* **Brief**
Each line containing the word "chart" must be reported.

* **Data extract**
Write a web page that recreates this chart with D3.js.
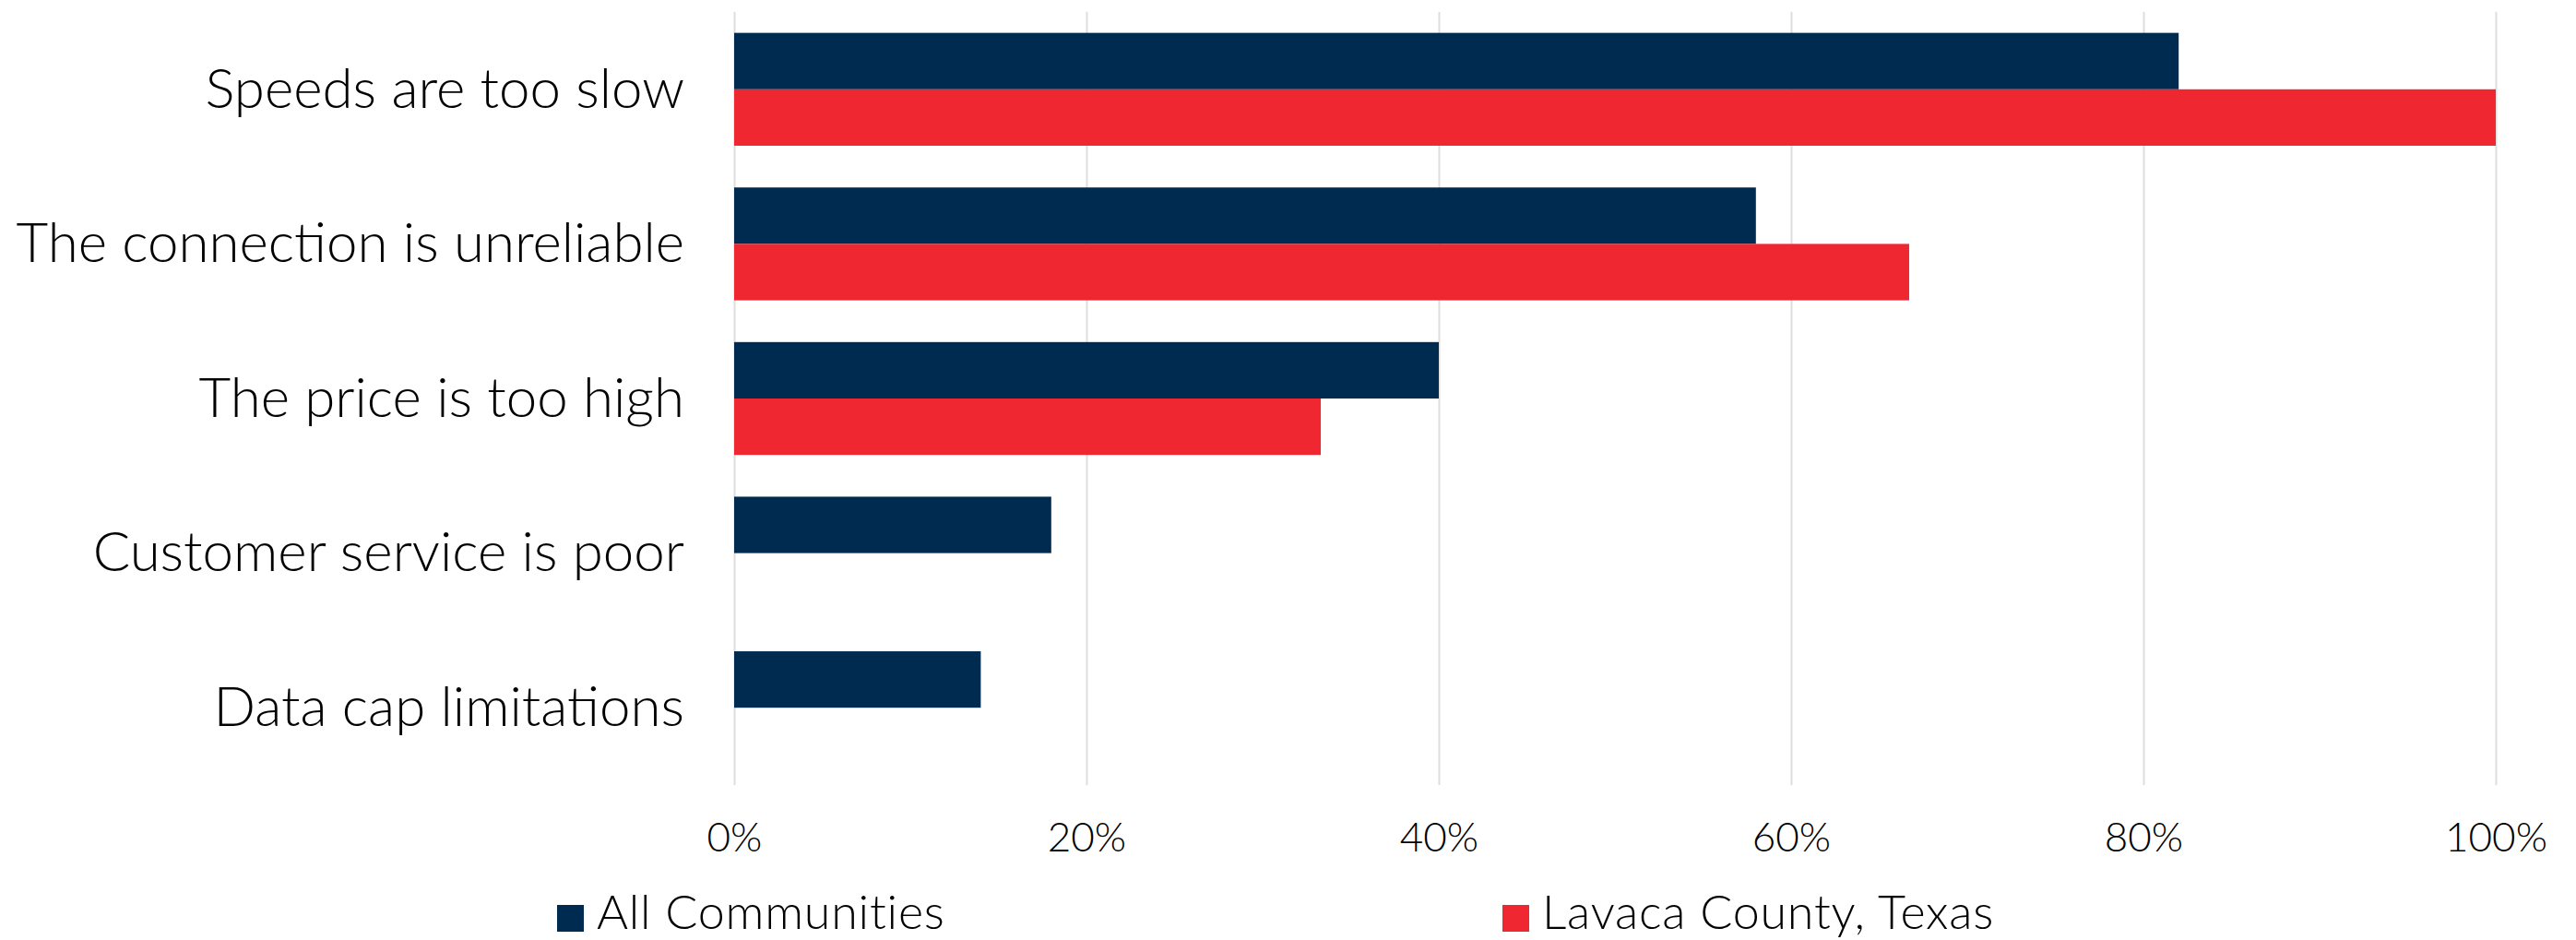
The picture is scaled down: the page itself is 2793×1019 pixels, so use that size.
<!DOCTYPE html>
<html>
<head>
<meta charset="utf-8">
<script src="https://cdn.jsdelivr.net/npm/d3@7"></script>
<style>
  html, body { margin: 0; padding: 0; background: #ffffff; }
  svg { display: block; }
  text { font-family: "Lato", "Noto Sans", sans-serif; font-weight: 300; fill: #000; }
</style>
</head>
<body>
<svg id="chart" width="2793" height="1019"></svg>
<script>
const categories = [
  "Speeds are too slow",
  "The connection is unreliable",
  "The price is too high",
  "Customer service is poor",
  "Data cap limitations"
];
const seriesNames = ["All Communities", "Lavaca County, Texas"];
const allCommunities = [82, 58, 40, 18, 14];
const lavacaCounty = [100, 66.7, 33.3, 0, 0];
const tickValues = [0, 20, 40, 60, 80, 100];
const seriesColors = ["#002B50", "#EE2730"];

(function () {
const svg = d3.select("#chart");
const plotLeft = 796, plotRight = 2706, plotTop = 13, plotBottom = 851;

const x = d3.scaleLinear().domain([0, 100]).range([plotLeft, plotRight]);
const y = d3.scaleBand().domain(categories).range([plotTop, plotBottom])
  .paddingInner(0.27).paddingOuter(0.135);
const ySub = d3.scaleBand().domain(seriesNames).range([0, y.bandwidth()]).padding(0);
const color = d3.scaleOrdinal().domain(seriesNames).range(seriesColors);

// gridlines + x tick labels
const xAxis = d3.axisBottom(x).tickValues(tickValues)
  .tickFormat(d => d + "%")
  .tickSizeInner(-(plotBottom - plotTop)).tickSizeOuter(0).tickPadding(0);
const gx = svg.append("g").attr("transform", `translate(0,${plotBottom})`).call(xAxis);
gx.select(".domain").remove();
gx.selectAll(".tick line").attr("stroke", "#dedede").attr("stroke-width", 2);
gx.selectAll(".tick text")
  .attr("y", 72).attr("dy", null)
  .style("font-size", "44px").style("font-family", '"Lato", "Noto Sans", sans-serif')
  .style("font-weight", 300).attr("fill", "#000");

// bars
const rows = categories.map((c, i) => ({
  cat: c,
  vals: [
    { s: seriesNames[0], v: allCommunities[i] },
    { s: seriesNames[1], v: lavacaCounty[i] }
  ]
}));
const g = svg.append("g");
const grp = g.selectAll("g.cat").data(rows).join("g")
  .attr("class", "cat")
  .attr("transform", d => `translate(0,${y(d.cat)})`);
grp.selectAll("rect").data(d => d.vals).join("rect")
  .attr("x", x(0))
  .attr("y", d => ySub(d.s))
  .attr("width", d => x(d.v) - x(0))
  .attr("height", ySub.bandwidth())
  .attr("fill", d => color(d.s));

// category labels
const yAxis = d3.axisLeft(y).tickSize(0).tickPadding(54);
const gy = svg.append("g").attr("transform", `translate(${plotLeft},0)`).call(yAxis);
gy.select(".domain").remove();
gy.selectAll(".tick text")
  .style("font-size", "60px").style("font-family", '"Lato", "Noto Sans", sans-serif')
  .style("font-weight", 300).attr("fill", "#000").attr("dy", "0.33em");

// legend
const legendX = d3.scaleOrdinal().domain(seriesNames).range([604, 1629]);
const lg = svg.append("g").selectAll("g").data(seriesNames).join("g")
  .attr("transform", d => `translate(${legendX(d)},981)`);
lg.append("rect").attr("width", 29).attr("height", 29).attr("fill", d => color(d));
lg.append("text").attr("x", 43).attr("y", 26)
  .style("font-size", "52px").style("font-weight", 300)
  .style("letter-spacing", "0.8px")
  .text(d => d);
})();
</script>
</body>
</html>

* **Solution**
Write a web page that recreates this chart with D3.js.
<svg id="chart" width="2793" height="1019"></svg>
const svg = d3.select("#chart");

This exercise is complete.